Pull out the lines from the line containing "Emit a Python" through the line containing "import plotly.graph_objects as go", both lines included, and copy them exactly.
━━━━━ Supplied material ━━━━━
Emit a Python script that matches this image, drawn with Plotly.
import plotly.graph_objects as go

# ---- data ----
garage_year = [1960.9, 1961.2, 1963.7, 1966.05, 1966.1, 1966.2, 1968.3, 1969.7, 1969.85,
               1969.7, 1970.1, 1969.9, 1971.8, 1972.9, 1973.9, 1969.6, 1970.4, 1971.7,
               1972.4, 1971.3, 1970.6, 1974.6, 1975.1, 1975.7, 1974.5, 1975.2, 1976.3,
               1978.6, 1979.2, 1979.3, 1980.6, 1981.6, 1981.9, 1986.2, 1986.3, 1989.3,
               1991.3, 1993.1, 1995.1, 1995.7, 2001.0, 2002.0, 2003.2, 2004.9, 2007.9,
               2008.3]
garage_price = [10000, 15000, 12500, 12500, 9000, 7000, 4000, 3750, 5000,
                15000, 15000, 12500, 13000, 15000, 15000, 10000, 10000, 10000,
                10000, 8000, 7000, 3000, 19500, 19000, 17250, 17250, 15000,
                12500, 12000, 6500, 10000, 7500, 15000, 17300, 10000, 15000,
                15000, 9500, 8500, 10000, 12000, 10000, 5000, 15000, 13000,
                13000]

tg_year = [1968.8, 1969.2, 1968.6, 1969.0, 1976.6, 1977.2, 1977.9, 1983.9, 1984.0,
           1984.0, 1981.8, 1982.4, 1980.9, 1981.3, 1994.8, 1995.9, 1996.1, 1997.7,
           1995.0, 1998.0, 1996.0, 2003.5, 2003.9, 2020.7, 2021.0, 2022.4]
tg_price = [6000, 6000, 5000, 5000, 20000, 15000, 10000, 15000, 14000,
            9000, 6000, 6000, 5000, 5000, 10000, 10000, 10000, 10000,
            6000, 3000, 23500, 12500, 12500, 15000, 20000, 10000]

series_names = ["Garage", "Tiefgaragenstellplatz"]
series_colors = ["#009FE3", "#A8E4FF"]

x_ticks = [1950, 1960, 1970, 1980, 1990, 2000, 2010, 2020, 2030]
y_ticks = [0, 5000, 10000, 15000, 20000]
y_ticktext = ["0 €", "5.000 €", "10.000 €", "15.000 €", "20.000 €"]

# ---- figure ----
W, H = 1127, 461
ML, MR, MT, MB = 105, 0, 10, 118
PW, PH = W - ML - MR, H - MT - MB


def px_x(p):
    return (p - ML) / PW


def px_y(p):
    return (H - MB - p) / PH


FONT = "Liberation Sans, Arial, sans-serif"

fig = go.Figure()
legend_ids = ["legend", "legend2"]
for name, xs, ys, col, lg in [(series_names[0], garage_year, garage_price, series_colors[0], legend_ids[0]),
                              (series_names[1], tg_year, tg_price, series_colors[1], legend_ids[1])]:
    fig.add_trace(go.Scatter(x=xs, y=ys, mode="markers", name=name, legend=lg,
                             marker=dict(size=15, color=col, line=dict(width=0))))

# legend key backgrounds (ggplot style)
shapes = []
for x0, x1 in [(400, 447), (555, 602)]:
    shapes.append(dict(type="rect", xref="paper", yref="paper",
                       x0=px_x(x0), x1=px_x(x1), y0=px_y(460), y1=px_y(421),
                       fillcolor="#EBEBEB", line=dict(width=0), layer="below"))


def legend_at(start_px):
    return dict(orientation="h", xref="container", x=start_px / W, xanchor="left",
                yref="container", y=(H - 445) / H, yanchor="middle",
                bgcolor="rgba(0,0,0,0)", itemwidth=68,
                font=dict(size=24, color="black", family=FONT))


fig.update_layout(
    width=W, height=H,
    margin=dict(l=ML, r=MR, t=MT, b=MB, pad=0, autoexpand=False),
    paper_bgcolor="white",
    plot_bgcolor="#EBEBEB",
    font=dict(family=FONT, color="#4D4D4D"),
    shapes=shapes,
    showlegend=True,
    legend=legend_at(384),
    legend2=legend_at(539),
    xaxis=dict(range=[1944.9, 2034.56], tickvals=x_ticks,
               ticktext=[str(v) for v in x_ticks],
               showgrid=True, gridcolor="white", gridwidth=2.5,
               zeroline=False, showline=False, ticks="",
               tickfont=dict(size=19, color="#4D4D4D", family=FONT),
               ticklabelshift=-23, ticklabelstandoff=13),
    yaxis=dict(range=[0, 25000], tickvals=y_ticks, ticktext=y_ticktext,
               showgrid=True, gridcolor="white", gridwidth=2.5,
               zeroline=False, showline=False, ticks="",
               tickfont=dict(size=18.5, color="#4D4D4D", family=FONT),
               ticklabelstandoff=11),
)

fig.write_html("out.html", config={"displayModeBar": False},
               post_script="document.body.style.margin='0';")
━━━━━
━━━━━ Supplied material ━━━━━
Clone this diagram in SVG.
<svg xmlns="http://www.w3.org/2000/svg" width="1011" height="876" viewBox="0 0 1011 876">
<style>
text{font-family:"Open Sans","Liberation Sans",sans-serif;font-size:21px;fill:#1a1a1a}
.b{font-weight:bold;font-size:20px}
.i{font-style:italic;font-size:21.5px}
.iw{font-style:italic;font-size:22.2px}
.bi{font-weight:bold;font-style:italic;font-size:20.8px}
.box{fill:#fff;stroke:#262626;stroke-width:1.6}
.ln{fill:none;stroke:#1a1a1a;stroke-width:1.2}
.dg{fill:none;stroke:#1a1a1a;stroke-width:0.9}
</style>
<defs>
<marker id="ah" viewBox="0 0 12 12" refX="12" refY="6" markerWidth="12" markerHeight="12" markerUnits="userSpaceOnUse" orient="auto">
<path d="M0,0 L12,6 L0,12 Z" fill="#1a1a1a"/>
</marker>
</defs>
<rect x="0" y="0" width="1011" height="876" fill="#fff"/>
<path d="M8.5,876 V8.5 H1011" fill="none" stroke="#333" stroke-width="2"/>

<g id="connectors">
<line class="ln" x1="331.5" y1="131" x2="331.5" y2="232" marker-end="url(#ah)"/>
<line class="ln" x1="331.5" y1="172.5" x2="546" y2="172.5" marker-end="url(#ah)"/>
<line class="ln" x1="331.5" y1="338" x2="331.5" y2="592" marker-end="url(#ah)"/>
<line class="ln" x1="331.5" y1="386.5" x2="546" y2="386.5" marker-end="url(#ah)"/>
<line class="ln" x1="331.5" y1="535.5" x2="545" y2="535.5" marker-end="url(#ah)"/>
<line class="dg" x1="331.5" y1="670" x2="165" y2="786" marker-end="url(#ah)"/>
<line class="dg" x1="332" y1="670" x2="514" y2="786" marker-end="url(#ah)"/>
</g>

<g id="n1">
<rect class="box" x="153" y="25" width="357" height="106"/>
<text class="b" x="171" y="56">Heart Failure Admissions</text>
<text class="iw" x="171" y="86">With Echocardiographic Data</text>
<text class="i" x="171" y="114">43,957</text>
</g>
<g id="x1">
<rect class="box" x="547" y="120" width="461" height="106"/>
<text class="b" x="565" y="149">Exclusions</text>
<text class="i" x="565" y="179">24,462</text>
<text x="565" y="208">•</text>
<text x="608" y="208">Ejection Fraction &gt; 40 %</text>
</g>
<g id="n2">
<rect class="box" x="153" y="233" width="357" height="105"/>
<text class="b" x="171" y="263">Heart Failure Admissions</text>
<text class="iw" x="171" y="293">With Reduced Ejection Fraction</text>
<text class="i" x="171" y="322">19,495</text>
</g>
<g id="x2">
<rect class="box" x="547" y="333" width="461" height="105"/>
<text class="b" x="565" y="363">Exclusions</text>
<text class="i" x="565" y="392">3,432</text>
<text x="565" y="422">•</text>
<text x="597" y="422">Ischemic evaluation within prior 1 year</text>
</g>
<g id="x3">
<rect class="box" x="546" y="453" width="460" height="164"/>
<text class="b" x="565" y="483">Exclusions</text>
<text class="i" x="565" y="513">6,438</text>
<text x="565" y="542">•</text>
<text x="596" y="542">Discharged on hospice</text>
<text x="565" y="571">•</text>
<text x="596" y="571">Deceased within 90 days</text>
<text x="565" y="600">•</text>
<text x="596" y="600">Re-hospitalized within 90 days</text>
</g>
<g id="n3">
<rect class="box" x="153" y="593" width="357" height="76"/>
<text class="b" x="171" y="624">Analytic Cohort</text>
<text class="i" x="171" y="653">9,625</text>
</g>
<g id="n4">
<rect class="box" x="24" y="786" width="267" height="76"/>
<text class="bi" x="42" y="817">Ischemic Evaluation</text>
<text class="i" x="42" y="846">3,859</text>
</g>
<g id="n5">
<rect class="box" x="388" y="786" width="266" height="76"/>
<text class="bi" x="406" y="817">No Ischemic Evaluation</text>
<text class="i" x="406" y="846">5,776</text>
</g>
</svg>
━━━━━
━━━━━ Supplied material ━━━━━
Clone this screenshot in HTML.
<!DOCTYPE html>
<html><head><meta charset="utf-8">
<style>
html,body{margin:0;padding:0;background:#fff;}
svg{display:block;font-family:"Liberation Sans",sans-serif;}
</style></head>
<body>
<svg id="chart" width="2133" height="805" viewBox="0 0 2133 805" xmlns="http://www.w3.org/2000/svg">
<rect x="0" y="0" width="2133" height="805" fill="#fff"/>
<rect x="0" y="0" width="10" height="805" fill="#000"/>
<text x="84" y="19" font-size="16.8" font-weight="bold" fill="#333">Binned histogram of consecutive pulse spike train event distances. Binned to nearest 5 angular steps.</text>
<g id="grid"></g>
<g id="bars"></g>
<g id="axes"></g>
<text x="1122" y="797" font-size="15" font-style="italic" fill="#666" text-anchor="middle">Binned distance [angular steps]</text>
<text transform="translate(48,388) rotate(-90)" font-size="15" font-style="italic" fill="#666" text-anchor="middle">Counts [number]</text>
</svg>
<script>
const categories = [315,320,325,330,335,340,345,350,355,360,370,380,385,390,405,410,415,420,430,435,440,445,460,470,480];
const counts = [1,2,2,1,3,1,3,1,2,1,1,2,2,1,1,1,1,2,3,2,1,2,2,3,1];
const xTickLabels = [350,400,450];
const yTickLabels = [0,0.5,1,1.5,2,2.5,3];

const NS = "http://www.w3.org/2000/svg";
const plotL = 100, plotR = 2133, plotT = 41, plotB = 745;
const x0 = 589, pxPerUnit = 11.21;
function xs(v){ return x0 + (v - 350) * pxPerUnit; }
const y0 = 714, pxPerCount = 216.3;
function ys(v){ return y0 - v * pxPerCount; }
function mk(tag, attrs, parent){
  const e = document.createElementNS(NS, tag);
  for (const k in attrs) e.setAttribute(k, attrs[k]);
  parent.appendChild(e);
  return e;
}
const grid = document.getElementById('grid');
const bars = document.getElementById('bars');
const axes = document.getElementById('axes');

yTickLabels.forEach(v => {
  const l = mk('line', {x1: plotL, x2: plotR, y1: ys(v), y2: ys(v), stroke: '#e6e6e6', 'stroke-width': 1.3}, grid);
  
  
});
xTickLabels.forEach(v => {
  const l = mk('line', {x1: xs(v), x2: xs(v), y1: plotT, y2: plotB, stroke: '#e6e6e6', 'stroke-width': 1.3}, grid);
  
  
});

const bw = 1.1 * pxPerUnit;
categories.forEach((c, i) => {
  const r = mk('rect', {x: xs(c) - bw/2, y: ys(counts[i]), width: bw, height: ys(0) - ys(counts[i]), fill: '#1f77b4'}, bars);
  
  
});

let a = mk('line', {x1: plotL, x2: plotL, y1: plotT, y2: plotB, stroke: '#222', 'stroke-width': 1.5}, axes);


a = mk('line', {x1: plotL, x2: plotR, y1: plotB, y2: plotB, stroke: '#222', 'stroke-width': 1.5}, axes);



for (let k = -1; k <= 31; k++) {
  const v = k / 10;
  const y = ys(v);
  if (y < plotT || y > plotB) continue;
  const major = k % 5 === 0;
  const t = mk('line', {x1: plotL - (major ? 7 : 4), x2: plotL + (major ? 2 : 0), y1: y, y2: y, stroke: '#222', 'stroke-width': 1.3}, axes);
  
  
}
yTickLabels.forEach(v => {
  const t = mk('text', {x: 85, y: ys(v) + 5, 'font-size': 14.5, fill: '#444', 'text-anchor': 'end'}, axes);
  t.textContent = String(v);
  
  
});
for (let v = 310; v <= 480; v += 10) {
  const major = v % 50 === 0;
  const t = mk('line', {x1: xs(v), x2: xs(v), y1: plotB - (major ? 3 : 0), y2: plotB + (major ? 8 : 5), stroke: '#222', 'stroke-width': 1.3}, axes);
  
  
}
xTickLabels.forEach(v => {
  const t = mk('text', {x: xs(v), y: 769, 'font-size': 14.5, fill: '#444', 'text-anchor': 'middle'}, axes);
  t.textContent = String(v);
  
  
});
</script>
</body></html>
━━━━━
*Exercise response:*
Emit a Python script that matches this image, drawn with Plotly.
import plotly.graph_objects as go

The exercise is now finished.